• Source excerpt:
>> Start
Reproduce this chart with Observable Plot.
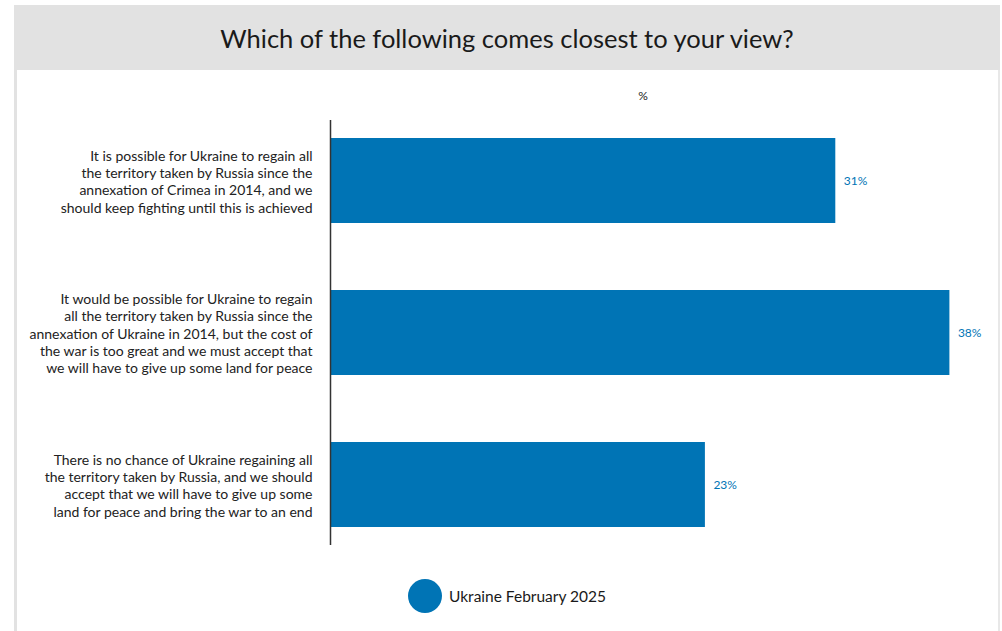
<!DOCTYPE html>
<html>
<head>
<meta charset="utf-8">
<script src="https://cdn.jsdelivr.net/npm/d3@7"></script>
<script src="https://cdn.jsdelivr.net/npm/@observablehq/plot@0.6"></script>
<style>
  html, body { margin: 0; padding: 0; background: #fff; width: 1002px; height: 631px; overflow: hidden; font-family: Lato, "Open Sans", sans-serif; }
  #wrap { position: absolute; left: 14px; top: 5px; width: 986px; height: 626px; }
  #title { position: absolute; left: 0; top: 0; width: 986px; height: 65px; background: #e2e2e2; color: #1a1a1a; font-size: 25.5px; text-align: center; line-height: 66px; }
  #lb { position: absolute; left: 0; top: 65px; width: 3px; height: 561px; background: #e2e2e2; }
  #rb { position: absolute; right: 0; top: 65px; width: 2px; height: 561px; background: #e8e8e8; }
  #chart { position: absolute; left: 0; top: 70px; }
  #pct { position: absolute; left: 633px; top: 88px; width: 20px; text-align: center; font-size: 12px; color: #222; }
  #legend { position: absolute; left: 408px; top: 579px; display: flex; align-items: center; gap: 7px; font-size: 15.5px; color: #1a1a1a; }
  #legend .dot { width: 34px; height: 34px; border-radius: 50%; background: #0074b5; }
</style>
</head>
<body>
<div id="wrap"><div id="title">Which of the following comes closest to your view?</div><div id="lb"></div><div id="rb"></div></div>
<div id="chart"></div>
<div id="pct">%</div>
<div id="legend"><div class="dot"></div><span id="legtext"></span></div>
<script>
const series = "Ukraine February 2025";
const categories = [
  "It is possible for Ukraine to regain all\nthe territory taken by Russia since the\nannexation of Crimea in 2014, and we\nshould keep fighting until this is achieved",
  "It would be possible for Ukraine to regain\nall the territory taken by Russia since the\nannexation of Ukraine in 2014, but the cost of\nthe war is too great and we must accept that\nwe will have to give up some land for peace",
  "There is no chance of Ukraine regaining all\nthe territory taken by Russia, and we should\naccept that we will have to give up some\nland for peace and bring the war to an end"
];
const values = [31, 38, 23];
const barColor = "#0074b5";

const data = categories.map((c, i) => ({category: c, value: values[i]}));
document.getElementById("legtext").textContent = series;

const chart = Plot.plot({
  width: 1002,
  height: 490,
  marginLeft: 330,
  marginRight: 20,
  marginTop: 50,
  marginBottom: 15,
  style: {fontFamily: "Lato, 'Open Sans', sans-serif", background: "transparent"},
  x: {domain: [0, 40], axis: null},
  y: {domain: categories, padding: 0.444, paddingOuter: 0.111, label: null, tickSize: 0, tickPadding: 18},
  marks: [
    Plot.barX(data, {x: "value", y: "category", fill: barColor}),
    Plot.text(data, {x: "value", y: "category", text: d => d.value + "%", textAnchor: "start", dx: 8, fill: barColor, fontSize: 12}),
    Plot.axisY({tickSize: 0, tickPadding: 18, fontSize: 14, lineHeight: 1.24, fill: "#222", textAnchor: "end"}),
    Plot.ruleX([0], {stroke: "#333", strokeWidth: 1.5})
  ]
});
document.getElementById("chart").appendChild(chart);
</script>
</body>
</html>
>> End
Leave the pictures out, and print every line of the listing exactly as written.

Reproduce this chart with Observable Plot.
<!DOCTYPE html>
<html>
<head>
<meta charset="utf-8">
<script src="https://cdn.jsdelivr.net/npm/d3@7"></script>
<script src="https://cdn.jsdelivr.net/npm/@observablehq/plot@0.6"></script>
<style>
  html, body { margin: 0; padding: 0; background: #fff; width: 1002px; height: 631px; overflow: hidden; font-family: Lato, "Open Sans", sans-serif; }
  #wrap { position: absolute; left: 14px; top: 5px; width: 986px; height: 626px; }
  #title { position: absolute; left: 0; top: 0; width: 986px; height: 65px; background: #e2e2e2; color: #1a1a1a; font-size: 25.5px; text-align: center; line-height: 66px; }
  #lb { position: absolute; left: 0; top: 65px; width: 3px; height: 561px; background: #e2e2e2; }
  #rb { position: absolute; right: 0; top: 65px; width: 2px; height: 561px; background: #e8e8e8; }
  #chart { position: absolute; left: 0; top: 70px; }
  #pct { position: absolute; left: 633px; top: 88px; width: 20px; text-align: center; font-size: 12px; color: #222; }
  #legend { position: absolute; left: 408px; top: 579px; display: flex; align-items: center; gap: 7px; font-size: 15.5px; color: #1a1a1a; }
  #legend .dot { width: 34px; height: 34px; border-radius: 50%; background: #0074b5; }
</style>
</head>
<body>
<div id="wrap"><div id="title">Which of the following comes closest to your view?</div><div id="lb"></div><div id="rb"></div></div>
<div id="chart"></div>
<div id="pct">%</div>
<div id="legend"><div class="dot"></div><span id="legtext"></span></div>
<script>
const series = "Ukraine February 2025";
const categories = [
  "It is possible for Ukraine to regain all\nthe territory taken by Russia since the\nannexation of Crimea in 2014, and we\nshould keep fighting until this is achieved",
  "It would be possible for Ukraine to regain\nall the territory taken by Russia since the\nannexation of Ukraine in 2014, but the cost of\nthe war is too great and we must accept that\nwe will have to give up some land for peace",
  "There is no chance of Ukraine regaining all\nthe territory taken by Russia, and we should\naccept that we will have to give up some\nland for peace and bring the war to an end"
];
const values = [31, 38, 23];
const barColor = "#0074b5";

const data = categories.map((c, i) => ({category: c, value: values[i]}));
document.getElementById("legtext").textContent = series;

const chart = Plot.plot({
  width: 1002,
  height: 490,
  marginLeft: 330,
  marginRight: 20,
  marginTop: 50,
  marginBottom: 15,
  style: {fontFamily: "Lato, 'Open Sans', sans-serif", background: "transparent"},
  x: {domain: [0, 40], axis: null},
  y: {domain: categories, padding: 0.444, paddingOuter: 0.111, label: null, tickSize: 0, tickPadding: 18},
  marks: [
    Plot.barX(data, {x: "value", y: "category", fill: barColor}),
    Plot.text(data, {x: "value", y: "category", text: d => d.value + "%", textAnchor: "start", dx: 8, fill: barColor, fontSize: 12}),
    Plot.axisY({tickSize: 0, tickPadding: 18, fontSize: 14, lineHeight: 1.24, fill: "#222", textAnchor: "end"}),
    Plot.ruleX([0], {stroke: "#333", strokeWidth: 1.5})
  ]
});
document.getElementById("chart").appendChild(chart);
</script>
</body>
</html>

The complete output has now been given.